I would like to suggest that this is the type of change that, when being planned, should get a design review from a third party before coding starts, should go through at least one RFC before coding starts, and be widely communicated before coding starts and again a week or two before deployment. Involving TechCom might also be appropriate. It appears that none of those happened here. In terms of process this situation looks to me like it's inexcusable.
In the English Wikipedia community, doing something like this would have a reasonable likelihood of costing an administrator their tools, and I hope that a similar degree of accountability is enforced in the engineering community. In particular, I expect engineering supervisors to follow established technical processes for changes that impact others' workflows, and if they decide to skip those processes without a compelling reason (such as a site stability problem) then I hope that they will be held accountable. Again, from my perspective, the failure to follow process here is inexcusable.
Pine
Hello Pine
We had the Gerrit reviewers-by-blame installed a while ago although it was not functional. Tyler, Gergo and I have been talking about that idea for quite a while and felt like it was a good idea to get patches reviewed.
On a quick though, if one authored some code, most probably that person knows the code and thus would qualify as a reviewers. For the few code I wrote from scratch, I am certainly interested in being added automatically.
Anyway, we went with upgrading the Gerrit plugin. I even wrote a blog post to explain a bit of the feature and other ways to find reviewers: https://phabricator.wikimedia.org/phame/post/view/139/
I don't write blogs that often. If I do it is because I am excited about some feature which I firmly believe to be a general improvement. I have been naive? Yes surely. Did we miss evaluating potential side effects? For sure.
Then one as to take in perspective the cost of trying and reverting versus spending ages and months on a project only to dish it out because that is not what the customer wanted. I, and several, choose the first path: quick cheap experiment with limited casualties. A benefit is that this thread gave a lot of exposure to the feature and gathered a lot of constructive feedback. One can then easily conclude that the plugin is not smart enough and fails to spot the proper reviewers.
The plugin does not add reviewers any more (it defaults to add 0 reviewers), and I guess we will just uninstall it entirely.
As for new features for Gerrit or Phabricator or CI. There is no due process established. We just f***ing do it, given we promptly rollback when we screw up which is thankfully rather rare. Else we iterate and refine the feature until it is deemed stable.
That is how we maintain our infrastructure, not by having four hours meetings week after weeks with no deployment in between, not by having cross teams agreement, nor five level of political hierarchy drama.
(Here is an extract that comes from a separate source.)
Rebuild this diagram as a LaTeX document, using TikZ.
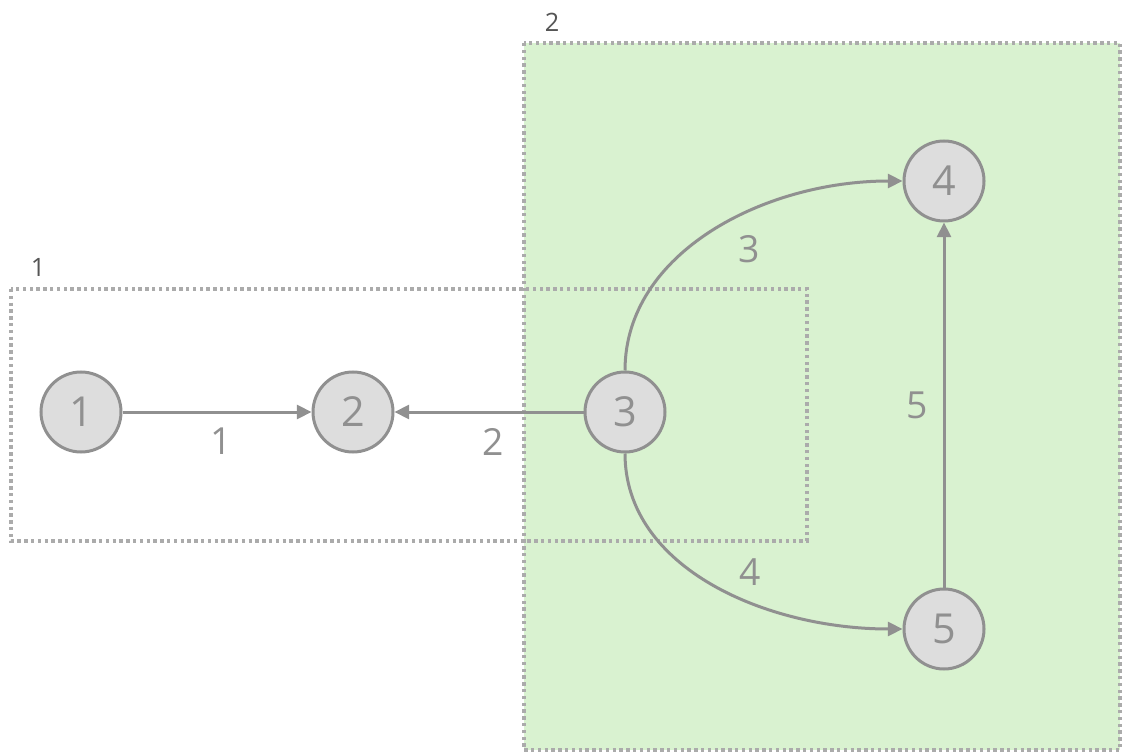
\documentclass[tikz,border=0pt]{standalone}
\usepackage{fontspec}
\setmainfont{Open Sans}
\usetikzlibrary{arrows.meta,positioning}
\definecolor{edgegray}{HTML}{909090}
\definecolor{nodefill}{HTML}{DDDDDD}
\definecolor{boxgray}{HTML}{ABABAB}
\definecolor{groupgreen}{HTML}{D9F2D0}
\definecolor{labelgray}{HTML}{555555}
\tikzset{
  statenode/.style={circle,draw=edgegray,fill=nodefill,line width=2.25pt,
    minimum size=60pt,inner sep=0pt,text=edgegray,font=\fontsize{31}{36}\selectfont},
  clusterbox/.style={draw=boxgray,line width=2.4pt,dash pattern=on 2.5pt off 2.6pt},
  clusterlabel/.style={text=labelgray,inner sep=0pt,font=\fontsize{19}{22}\selectfont},
  edgearrow/.style={-{Triangle[length=11pt,width=10.5pt]},draw=edgegray,line width=2.25pt},
  edgelabel/.style={text=edgegray,inner sep=2pt,font=\fontsize{28}{32}\selectfont}
}
\begin{document}
\begin{tikzpicture}[x=0.75pt,y=-0.75pt]
  \useasboundingbox (0,0) rectangle (1124,755);
  % clusters
  \fill[groupgreen] (524,43) rectangle (1120,750);
  \draw[clusterbox] (524,43) rectangle (1120,750);
  \draw[clusterbox] (11,289) rectangle (807,541);
  \node[clusterlabel] (cl1) at (38,267) {1};
  \node[clusterlabel] (cl2) at (552,22) {2};
  % states
  \node[statenode] (n1) at (81,412) {1};
  \node[statenode] (n2) at (353,412) {2};
  \node[statenode] (n3) at (625,412) {3};
  \node[statenode] (n4) at (944,181) {4};
  \node[statenode] (n5) at (944,629) {5};
  % transitions
  \draw[edgearrow] (n1) -- node[edgelabel,below=9pt,xshift=3pt] {1} (n2);
  \draw[edgearrow] (n3) -- node[edgelabel,below=9pt,xshift=3pt] {2} (n2);
  \draw[edgearrow] (n3) to[out=90,in=180,out looseness=0.9,in looseness=1.05]
    node[edgelabel,xshift=28pt,yshift=-13pt] {3} (n4);
  \draw[edgearrow] (n3) to[out=-90,in=180,out looseness=0.9,in looseness=1.05]
    node[edgelabel,xshift=28pt,yshift=9pt] {4} (n5);
  \draw[edgearrow] (n5) -- node[edgelabel,left=9pt] {5} (n4);
\end{tikzpicture}
\end{document}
We certainly had a few outages here and there, but given the very few people working on those parts and the number of modifications we do on a weekly basis, I think it is overall rather stable.
I am not willing to start a flame war, but I do not think the English Wikipedia community is a good example of an healthy one. The huge amount of process and policies makes it a challenge to have edits retained, it is partly what made me stop editing entirely.